Однако совсем иное желание испытывает Котар, иное желание овладевает Легранденом, его сестрой (маркизой де Камбремер) или четой Вердюрен. Все они живут в мире представлений, где каждый полагает себя таким, каким, по его мнению, его видят другие. Каждый живет в том образе, в котором, как ему кажется, предстает окружающим. В этом суть снобизма. Все охвачены стремлением казаться такими, какими хотят быть, даром что сами не очень-то верят, что они такие на самом деле. Герцогиня Германтская желает лишь одного: быть бесподобной. Господин де Норпуа желает быть необходимым. Госпожа Вердюрен и госпожа де Камбремер желают казаться непревзойденными экспертами в искусстве. На самом деле предмет всех этих желаний один: удивлять, поражать, изумлять, не оставлять сомнений, что ты причастен к чему-то, вожделенному для всех и недоступному.
Но самое острое желание – то, которое питается страхом не найти потерянный предмет любви. Однако потому-то и любишь, что потерял, а вовсе не мучишься потерей, потому что любишь. Чтобы этот страх не раздавил их, как тиски, Сванн и рассказчик и ищут своих потерянных возлюбленных. Мучительное желание избавиться от страдания они принимают за любовь.

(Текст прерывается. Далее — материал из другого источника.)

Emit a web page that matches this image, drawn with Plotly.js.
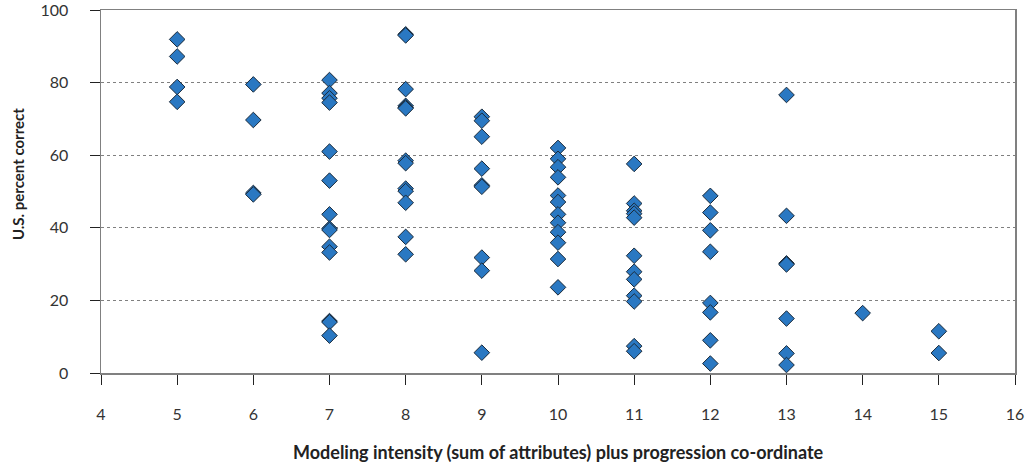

Между тем испытывать нестерпимые мучения от отсутствия и по-настоящему желать присутствия – это совершенно разные вещи. Из их смешения проистекают вся драмы прустовской любви.
В книге Под сенью дев, увенчанных цветами рассказчик подростком проводит каникулы с бабушкой в Бальбеке, поселившись в Гранд-Отеле на берегу моря. Однажды он катается в карете с госпожой де Вильпаризи. Его взгляд останавливается на красивой рыбачке.
Покидая церковь, я увидел у старого моста деревенских девушек, принарядившихся, вероятно, по случаю воскресенья; они окликали проходивших мимо парней. Одна из них, долговязая, одетая хуже других, но явно верховодившая остальными, судя по тому, что еле давала себе труд отвечать на то, что они ей говорили, выглядела серьезней и своевольней подруг; она сидела на краю мостика, свесив ноги, а перед ней стоял котелок с рыбой, которую она, видимо, только что наловила. У нее было загорелое лицо, кроткие глаза, но на всё вокруг она смотрела с презрением – а носик был тонкий, прелестной формы. Мои глаза не отрывались от ее кожи, а губам ничего не оставалось, как только воображать, будто они устремляются туда же, куда и взгляд. Хотя мечтал я добраться не только до ее тела, но и до личности, обитавшей в этом теле, а привлечь ее внимание можно было только как-нибудь до нее дотянувшись, и только завладев ее вниманием, можно было заронить в нее какую-нибудь мысль.